■ What to produce: Copy out the data below as written; omit any images.

■ Given material:
____
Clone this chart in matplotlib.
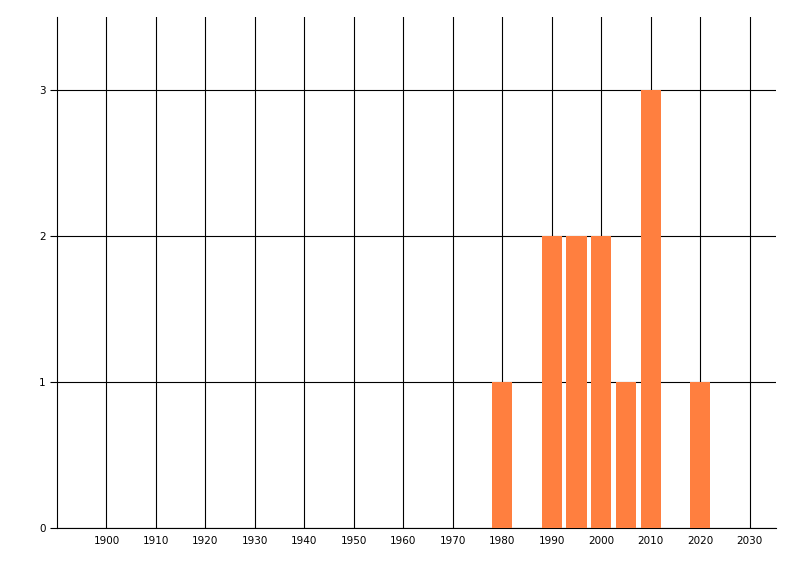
import matplotlib
matplotlib.use("Agg")
import matplotlib.pyplot as plt

years = [1980, 1990, 1995, 2000, 2005, 2010, 2020]
counts = [1, 2, 2, 2, 1, 3, 1]
xticks = list(range(1900, 2031, 10))
yticks = [0, 1, 2, 3]

fig = plt.figure(figsize=(8, 5.76), dpi=100)
ax = fig.add_axes([57/800, 1-528/576, (776-57)/800, (528-17)/576])
ax.bar(years, counts, width=4.1, color="#FF7F3F", linewidth=0, zorder=3)
ax.set_xlim(1890, 2035.3)
ax.set_ylim(0, 3.5)
ax.set_xticks(xticks)
ax.set_yticks(yticks)
ax.grid(True, color="black", linewidth=0.8)
ax.set_axisbelow(True)
for s in ["top", "right"]:
    ax.spines[s].set_visible(False)
for s in ["left", "bottom"]:
    ax.spines[s].set_color("black")
    ax.spines[s].set_linewidth(0.8)
ax.tick_params(axis="x", length=0, labelsize=7.5, pad=6)
ax.tick_params(axis="y", length=5, width=0.8, labelsize=7.5, pad=3)
fig.savefig("out.png", dpi=100)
____
■ Worked answer:
Clone this chart in matplotlib.
import matplotlib
matplotlib.use("Agg")
import matplotlib.pyplot as plt

years = [1980, 1990, 1995, 2000, 2005, 2010, 2020]
counts = [1, 2, 2, 2, 1, 3, 1]
xticks = list(range(1900, 2031, 10))
yticks = [0, 1, 2, 3]

fig = plt.figure(figsize=(8, 5.76), dpi=100)
ax = fig.add_axes([57/800, 1-528/576, (776-57)/800, (528-17)/576])
ax.bar(years, counts, width=4.1, color="#FF7F3F", linewidth=0, zorder=3)
ax.set_xlim(1890, 2035.3)
ax.set_ylim(0, 3.5)
ax.set_xticks(xticks)
ax.set_yticks(yticks)
ax.grid(True, color="black", linewidth=0.8)
ax.set_axisbelow(True)
for s in ["top", "right"]:
    ax.spines[s].set_visible(False)
for s in ["left", "bottom"]:
    ax.spines[s].set_color("black")
    ax.spines[s].set_linewidth(0.8)
ax.tick_params(axis="x", length=0, labelsize=7.5, pad=6)
ax.tick_params(axis="y", length=5, width=0.8, labelsize=7.5, pad=3)
fig.savefig("out.png", dpi=100)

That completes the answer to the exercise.